Watch or Not?: It won’t be the worst thing to miss this Not-fit-to-qualify-as-cinema variant of a bad film. I have nothing kind to say about this utterly horrible film made by Vikram Bhatt. Every week at the movies can be a harrowing experience for film critics, but this film takes bad to another level altogether. Yes, it is not the worst film I have seen all year but if a so-called horror film has you rolling with laughter, it isn’t hard to gauge that the film has no intentions of creating history. It is quite a pathetic film where you are compelled to root for an asthma struck monster! By the end, I was hoping he eats up Bipasha and her team because that would have decreased your trauma of sitting through an absolutely unbearable film. Do yourself a favor by avoiding this film!
User Rating:
Ahana Dutt (Bipasha Basu) comes with the traumatic past of her father’s death. She begins life from the scratch at a small hill station in Himachal Pradesh where she builds her own forest lodge. After a grand opening, the place is struck a calamity with a sudden string of deaths around it. It seems like a wild animal attack but the rampant speed at which the killings occur, it is the doing of some animal really powerful. After one of such unfortunate incidents, a survivor describes the animal as a 10 feet tall monster. A professor in Mumbai understands the animal as a Brahmrakhshas killing whom is next to impossible. Ahana’s hotel slips into bank’s custody due to the losses and her only option is to sell it all off and flee. But she stays on and decides to take on the monster head on within 11 days! How she accomplishes is what the film holds.
Creature 3D Review: Script Analysis
I wish I had some knowledge of the Brahmrakshas and their evolution but I am certain that the Vikram Bhatt version isn’t true. Somehow I couldn’t bring myself to believe that priests who couldn’t control their greed turned into monsters! The sequences never adds up to the right number and that makes the tapestry very feeble. Bhatt was some reason assumed that his audience will buy anything and concocted this hilarious film. A depression struck Bipasha Basu, who saw her father getting pushed into committing suicide lives on anti depressants and is building a hotel in the middle of an obscure forest in Himachal Pradesh. From the opening night of the hotel, people start getting abducted and torn limbs are found in different parts of the town.
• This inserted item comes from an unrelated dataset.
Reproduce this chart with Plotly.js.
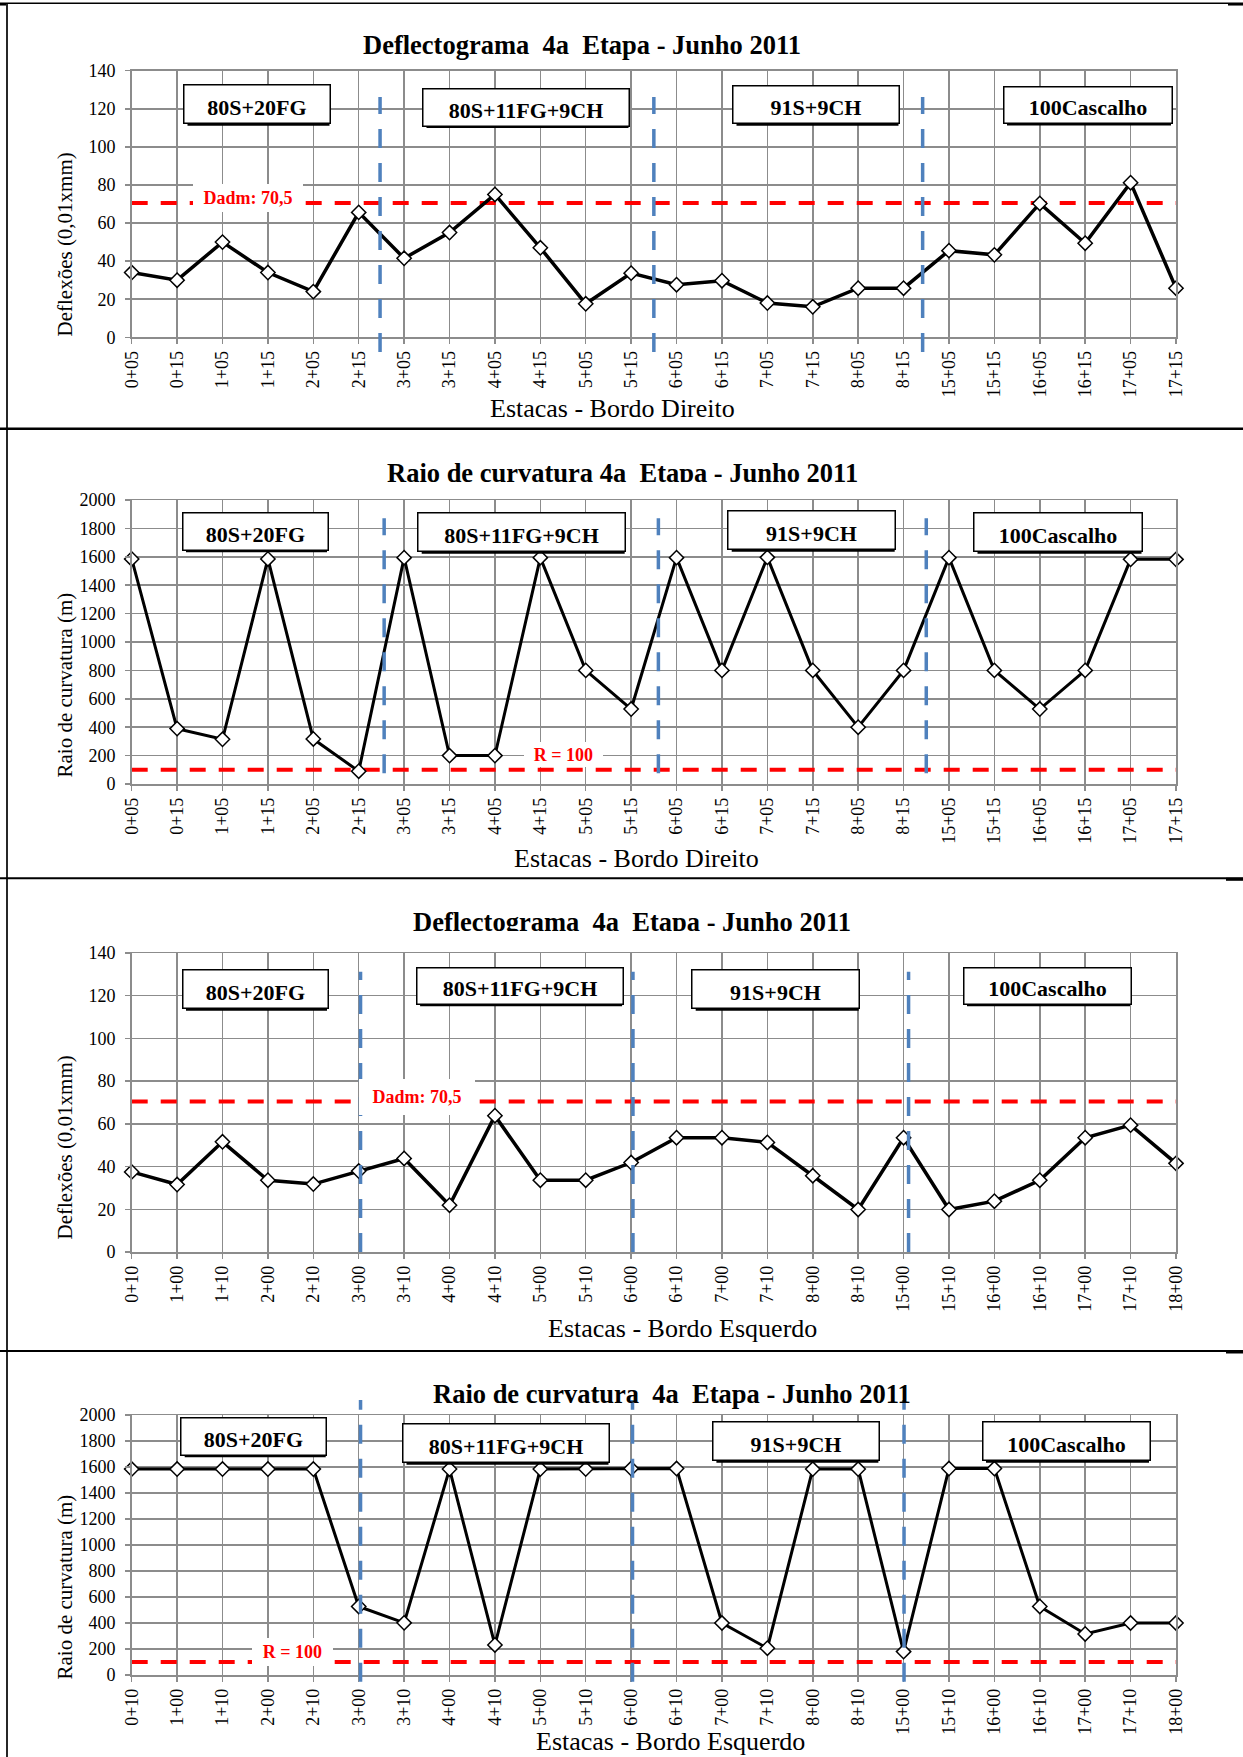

The unsympathetic forest officials obviously take no action and all hell breaks loose when the Creature attacks the hotel one fine day.
For some reason, the lead lady believes an overdose of anti-depressants can kill and she even attempts it in one scene! I think, this film can kill better than any anti-depressant. A few pertinent questions were left unanswered for me. In another scene, the head chef of Bipasha’s hotel is killed by the Brahmrakhshas and only half his hand is found by police. It isn’t clear to me how the inefficient forest police traced out the man from just a torn limb! They get nothing right but in this they discover with impeccable precision. Wow! Following the expected pattern of any Bollywood Horror Film, this film tries out nothing new or extraordinary.
If the premise doesn’t fail you, the dialogues will. Sample this, “Usey Hum Goliyon Se Nahi Apni Soch Se Maarengey”. I wish Bhatt had used his soch in more minimal quantities. One bad film less would have hurt nobody. Usually Vikram’s heroines have asthma . This time it is creature who has it. The creature looks like an illegitimate child of a vixen and a lizard who consumed far too much of Complan! The fact that the actors weren’t emoting infront of a creature was very evident because each actor estimated his own assumption of the creature’s height. The disparate eye movements were so inconsistent and hence distracting!
The film’s climax was another level of regressive. It is such an irony that while Homi Adajania on one hand is delivering a nuanced and layered film like Finding Fanny, on the same Friday Vikram Bhatt undoes all the correct steps taken in the right direction of progressive filmmaking! Even on paper there could have no scope of making a watchable movie out of this story. How anyone put their money on this project is beyond me!
Creature 3D Review: Star Performances
Bipasha Basu tries too hard to hold her ground. While everyone slips, she holds on to the constipated look on her faced, shedding tears from her melodramatic eyes! Does it work? Lamentably, not one bit. The actress can be really sincere if given a good script but with such dearth of soul in a film as atrocious as this, Basu has struck her final blow on a dying career.
Imran with his wooden expression was going nowhere in the film. Neither can he emote nor is their anything memorable or charming about the guy.
Mukul Dev is wasted again in the film. As a lame professor, the good actor is dissipated in a thankless, wobbly role.